L’abbessaille (c) Paul Colmar & Limoges années 1950 1960 1970 (Geste Editions)
Si la militante socialiste Pauline Roland qualifia la ville de « Rome du socialisme », si la couleur rouge évoque aussi celle répandue par les clapets ouverts des 135 fours à porcelaine, Limoges doit assurément son surnom à son ancrage à gauche.
Le mouvement ouvrier n’a cessé de se développer tout au long du XIXème siècle, sous diverses formes, comme les sociétés de secours mutuel ou les coopératives de production. La plus importante fut L’Union de Limoges, créée en 1881 : il s’agit de regrouper les consommateurs afin de leur donner la possibilité d’acheter à des prix intéressants des produits de première nécessité. L’Arédien Jean-Baptiste Couty – ouvrier peintre sur porcelaine depuis l’âge de 12 ans – en est le fondateur et elle regroupe au départ 45 familles pour un chiffre d’affaires de 932 francs ; en 1915, il y a 11 000 familles adhérentes pour un chiffre d’affaires de 5 millions de francs (ces chiffres augmenteront encore par la suite). Ce sont les Assemblées Générales qui décident de manière démocratique de la politique générale de L’Union (avec amendes pour ceux qui n’y participent pas). Il s’agit d’ « améliorer le sort de la classe ouvrière de tous ses moyens, de toutes ses forces » et de « poursuivre la disparition du régime compétitif et capitaliste actuel et l’appropriation des moyens d’échange et de production par les consommateurs associés. » Avec une devise : « Tous pour chacun, chacun pour tous. » L’Union s’installe rue de La Fonderie dans une ancienne fabrique de porcelaine, ce qui permet la construction d’entrepôts (il y en a également à la gare des Charentes) et de fours à pain, biscuiterie, confiturerie, torréfacteur pour le café et chais pour le vin. L’Union propose nourriture, vêtements, tissu, quincaillerie, mais aussi une bibliothèque de 13 000 volumes (en 1939), en particulier de littérature, revues et journaux, un foyer, des activités sportives (en particulier la lutte et la boxe), une salle de spectacles populaires (attractions diverses, théâtre, opéras et opérettes, cinéma) et de réunion, des chorales, des patronages, une colonie de vacances à La Boulinière (Île d’Oléron), une autre au Mas-Eloi, des cours de musique, de photographie, de calcul et français, des bains-douches. Des liens se tissent avec le mouvement syndical et socialiste.
Michel Laguionie a montré également de manière très précise le rôle émancipateur (et anticlérical) joué à Limoges par les Francs-Maçons, en particulier les frères de la loge des Artistes Réunis (fondée en 1827).
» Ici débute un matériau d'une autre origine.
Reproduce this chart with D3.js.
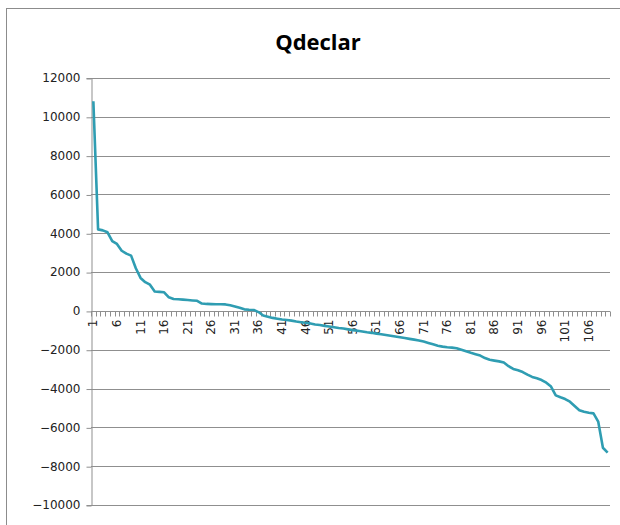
<!DOCTYPE html>
<html>
<head>
<meta charset="utf-8">
<script src="https://cdn.jsdelivr.net/npm/d3@7"></script>
<style>
  body { margin: 0; background: #fff; }
  text { font-family: "DejaVu Sans", sans-serif; }
</style>
</head>
<body>
<div class="canva"></div>
<script>
// values, one per category (1..110)
const qdeclar = [
  10800, 4200, 4150, 4050, 3600, 3450, 3100, 2950, 2850, 2200,
  1700, 1480, 1350, 1000, 980, 960, 700, 610, 600, 580,
  560, 540, 520, 380, 360, 350, 345, 340, 335, 290,
  230, 160, 80, 60, 50, -60, -240, -300, -360, -400,
  -440, -470, -500, -550, -580, -610, -650, -700, -730, -770,
  -800, -840, -880, -910, -950, -990, -1020, -1060, -1100, -1130,
  -1170, -1200, -1240, -1280, -1320, -1360, -1400, -1440, -1480, -1520,
  -1580, -1650, -1720, -1790, -1840, -1870, -1890, -1920, -2000, -2080,
  -2160, -2230, -2300, -2430, -2520, -2560, -2600, -2660, -2850, -2990,
  -3060, -3150, -3280, -3400, -3470, -3560, -3700, -3900, -4350, -4450,
  -4540, -4680, -4900, -5120, -5200, -5250, -5280, -5700, -7050, -7300
];
const categories = qdeclar.map((d, i) => i + 1);
const yTicks = [-10000, -8000, -6000, -4000, -2000, 0, 2000, 4000, 6000, 8000, 10000, 12000];
const title = 'Qdeclar';

const width = 620, height = 525;
const margin = { top: 78, right: 10, bottom: 19, left: 91 };

const svg = d3.select('.canva').append('svg')
  .attr('width', width)
  .attr('height', height);

// chart area border
svg.append('rect')
  .attr('x', 6.5).attr('y', 8.5)
  .attr('width', 640).attr('height', 540)
  .attr('fill', 'none')
  .attr('stroke', '#8c8c8c');

svg.append('text')
  .attr('x', 318).attr('y', 50)
  .attr('text-anchor', 'middle')
  .style('font-family', '"Open Sans", sans-serif')
  .style('font-weight', 'bold')
  .style('font-size', '22px')
  .attr('fill', '#000')
  .text(title);

const x = d3.scaleBand()
  .domain(categories)
  .range([margin.left, width - margin.right]);

const y = d3.scaleLinear()
  .domain([-10000, 12000])
  .range([height - margin.bottom - 1, margin.top]);

// gridlines
svg.append('g')
  .selectAll('line')
  .data(yTicks)
  .join('line')
  .attr('x1', margin.left).attr('x2', width - margin.right)
  .attr('y1', d => Math.round(y(d)) + 0.5)
  .attr('y2', d => Math.round(y(d)) + 0.5)
  .attr('stroke', '#8f8f8f');

// value axis
const yAxis = svg.append('g')
  .attr('transform', `translate(${margin.left + 0.5},0)`)
  .call(d3.axisLeft(y).tickValues(yTicks).tickSize(5).tickPadding(6).tickFormat(d3.format('d')));
yAxis.select('.domain').attr('stroke', '#8f8f8f');
yAxis.selectAll('.tick line').attr('stroke', '#8f8f8f')
  .attr('transform', 'translate(0,0.5)');
yAxis.selectAll('.tick text')
  .style('font-size', '12px')
  .attr('fill', '#222');

// category axis on the zero line
const y0 = Math.round(y(0)) + 0.5;
const catAxis = svg.append('g')
  .attr('transform', `translate(0,${y0})`);
catAxis.selectAll('line')
  .data(categories.concat([categories.length + 1]))
  .join('line')
  .attr('x1', d => Math.round(d <= categories.length ? x(d) : x.range()[1]) + 0.5)
  .attr('x2', d => Math.round(d <= categories.length ? x(d) : x.range()[1]) + 0.5)
  .attr('y1', 0).attr('y2', 5)
  .attr('stroke', '#8f8f8f');
catAxis.selectAll('text')
  .data(categories.filter(d => (d - 1) % 5 === 0))
  .join('text')
  .attr('transform', d => `translate(${x(d) + x.bandwidth() / 2 + 4},8) rotate(-90)`)
  .attr('text-anchor', 'end')
  .style('font-size', '12px')
  .attr('fill', '#222')
  .text(d => d);

// series line
const line = d3.line()
  .x((d, i) => x(categories[i]) + x.bandwidth() / 2)
  .y(d => y(d));

svg.append('path')
  .datum(qdeclar)
  .attr('d', line)
  .attr('fill', 'none')
  .attr('stroke', '#2f9db2')
  .attr('stroke-width', 2.6)
  .attr('stroke-linejoin', 'round');
</script>
</body>
</html>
Ils ont pris leur part dans l’action sociale et la politique, une vingtaine accédant au mandat de maire depuis la fin du XVIIIème siècle.
En septembre 1895, le congrès constitutif de la C.G.T., est le moment d’unification du mouvement syndical: il réunit les délégués de 28 fédérations d’industrie ou de métier, de 18 Bourses du travail et de 126 syndicats non fédérés (mais ll fallut attendre sept années encore pour que l’unification soit vraiment réalisée et que la Confédération commence à assumer réellement sa fonction de coordinateur et d’animateur des luttes). Le congrès s’est tenu dans la salle Antignac du café de Paris, boulevard de la Poste-aux-chevaux (aujourd’hui rue Louvrier-de-Lajolais). De cette salle, il ne reste rien ; les studios de Radio-Limoges ont été édifiés plus tard en grande partie à son emplacement.